India and the United States have reached final agreement on a landmark nuclear energy cooperation deal. Where the announcement came after talks between President Bush and Indian Prime Minister Manmohan Singh.
The first official word of the deal came from the Indian prime minister.
"I am particularly pleased that we have reached an understanding on the implementation of our agreement on civil nuclear cooperation of July 18, 2005."
Negotiations were still going on when Mr. Bush arrived in New Delhi late Wednesday. Speaking at a joint news conference, the American leader emphasized the issues involved were complex and difficult for both sides. He called the deal "historic."
"It was not an easy job for the prime minister to achieve this agreement. I understand. It is not easy for the American president to achieve this agreement. But it is a necessary agreement."
Under terms of the deal, which must still be approved by the legislatures of both countries, the United States will provide India with technology and fuel for its nuclear power plants. In return, India will open those facilities to international inspection.
In order to finalize the agreement, the Indian government had to devise a difficult formula to separate its civilian and military nuclear programs.
But the separation plan may not be enough to appease critics in the U.S. Congress. They say the deal rewards a country that has never signed the Nuclear Non-Proliferation Treaty, and conducted nuclear weapons tests as recently as 1998.
Mr. Bush says the critics have to realize that times have changed, and so has the U.S.-Indian relationship.
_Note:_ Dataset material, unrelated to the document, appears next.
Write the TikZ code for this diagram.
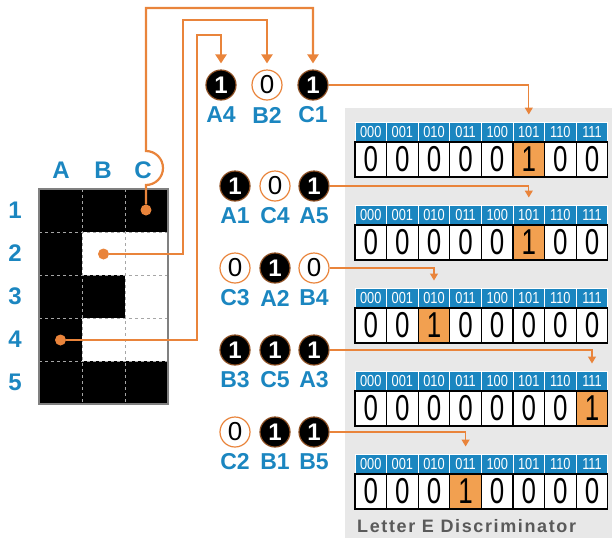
\documentclass[tikz,border=0pt]{standalone}
\usepackage{fontspec}
\usepackage{graphicx}
\setmainfont{Liberation Sans}
\newfontfamily\titlefont[LetterSpace=9]{Liberation Sans}
\usetikzlibrary{arrows.meta}

\definecolor{eblue}{HTML}{1B86C0}
\definecolor{eorange}{HTML}{E9843B}
\definecolor{ecell}{HTML}{F2A050}
\definecolor{epanel}{HTML}{E8E8E8}
\definecolor{etext}{HTML}{5A5A5A}

\newcommand{\narrowdigits}[2]{\scalebox{#1}[1]{#2}}

\begin{document}
\begin{tikzpicture}
  [x=1pt,y=-1pt,
   bit1/.style={circle,fill=black,draw=eorange!60!black,line width=1.2pt,minimum size=30pt,inner sep=0pt,
     text=white,font=\fontsize{24}{24}\selectfont\bfseries},
   bit0/.style={circle,fill=white,draw=eorange,line width=1.2pt,minimum size=30pt,inner sep=0pt,
     font=\fontsize{26}{26}\selectfont},
   lbl/.style={text=eblue,font=\fontsize{23}{23}\selectfont\bfseries,inner sep=0pt},
   axis/.style={text=eblue,font=\fontsize{24}{24}\selectfont\bfseries,inner sep=0pt},
   hdr/.style={fill=eblue,draw=white,line width=1pt,minimum width=31.6pt,minimum height=20pt,inner sep=0pt,
     text=white,font=\fontsize{16}{16}\selectfont},
   val/.style={fill=white,draw=black,line width=1.2pt,minimum width=31.6pt,minimum height=35pt,inner sep=0pt,
     font=\fontsize{36}{36}\selectfont},
   pix/.style={circle,fill=eorange,minimum size=11pt,inner sep=0pt},
   gridline/.style={gray!70,dashed,line width=0.9pt},
   wire/.style={eorange,line width=2.2pt,-{Triangle[width=11pt,length=9pt]},shorten >=6pt},
   feed/.style={eorange,line width=1.2pt,-{Triangle[width=8pt,length=7pt]}}]
  \useasboundingbox (0,0) rectangle (614,542);

  % discriminator panel
  \fill[epanel] (345,108) rectangle (612,538);

  % letter E on the retina
  \fill[white] (39,189) rectangle (168,404);
  \foreach \x/\y in {0/0,1/0,2/0,0/1,0/2,1/2,0/3,0/4,1/4,2/4}
    \fill (39+43*\x,189+43*\y) rectangle ++(43,43);
  \foreach \i in {1,2}
    \draw[gridline] (39+43*\i,189) -- ++(0,215);
  \foreach \j in {1,...,4}
    \draw[gridline] (39,189+43*\j) -- ++(129,0);
  \draw[gray,line width=1.2pt] (39,189) rectangle (168,404);

  \node[axis] (colA) at (61,170) {A};
  \node[axis] (colB) at (103,170) {B};
  \node[axis] (colC) at (143,170) {C};
  \foreach \r in {1,...,5}
    \node[axis] (row\r) at (15,167.5+43*\r) {\r};

  \node[pix] (dC1) at (146,210) {};
  \node[pix] (dB2) at (103.5,254) {};
  \node[pix] (dA4) at (60.5,340) {};

  % sampled bits
  \foreach \n/\d/\x/\y in {A4/1/221/85,B2/0/267/85,C1/1/313/85,
                           A1/1/235/186,C4/0/275/186,A5/1/314/186,
                           C3/0/235/268,A2/1/275/268,B4/0/314/268,
                           B3/1/235/350,C5/1/275/350,A3/1/314/350,
                           C2/0/235/432,B1/1/275/432,B5/1/314/432} {
    \node[bit\d] (\n) at (\x,\y) {\d};
    \node[lbl] (l\n) at (\x,\y+30) {\n};
  }

  \draw[wire] (dC1) -- (146,185) arc[start angle=-90,end angle=90,radius=17pt] -- (146,8) -| (C1);
  \draw[wire] (dB2) -| (183,20) -| (B2);
  \draw[wire] (dA4) -| (197,35) -| (A4);

  % lookup tables
  \foreach \t/\y/\hot in {1/122/5,2/205/5,3/288/2,4/371/7,5/454/3} {
    \foreach \c/\code in {0/000,1/001,2/010,3/011,4/100,5/101,6/110,7/111} {
      \node[hdr] (h\t\c) at (370.8+31.6*\c,\y+10) {\narrowdigits{0.8}{\code}};
      \ifnum\c=\hot
        \node[val,fill=ecell] (v\t\c) at (370.8+31.6*\c,\y+37.5) {\narrowdigits{0.72}{1}};
      \else
        \node[val] (v\t\c) at (370.8+31.6*\c,\y+37.5) {\narrowdigits{0.72}{0}};
      \fi
    }
  }

  \draw[feed] (C1) -| ([yshift=7pt]h15.north);
  \draw[feed] (A5) -| ([yshift=7pt]h25.north);
  \draw[feed] (B4) -| ([yshift=7pt]h32.north);
  \draw[feed] (A3) -| ([yshift=7pt]h47.north);
  \draw[feed] (B5) -| ([yshift=7pt]h53.north);

  \node[anchor=west,text=etext,inner sep=0pt,font=\titlefont\fontsize{18}{18}\selectfont\bfseries]
    (title) at (357,526) {Letter E Discriminator};
\end{tikzpicture}
\end{document}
"Short term history shows that the United States and India were divided. We didn't have much of a relationship. And as a result there are laws on the books that reflect that. Now the relationship is changing dramatically. People in the United States have got to understand that trade with India is in our interests."
While President Bush was meeting with Prime Minister Singh, word reached New Delhi of a terrorist bombing in Karachi, Pakistan. Mr. Bush condemned the action, but vowed to continue his South Asia tour and travel on from India to Islamabad.
"Terrorists and killers are not going to prevent me from going to Pakistan.
Before he goes to Pakistan, the president is scheduled to address the Indian people Friday evening from New Delhi. White House officials say it will be the major speech of the trip.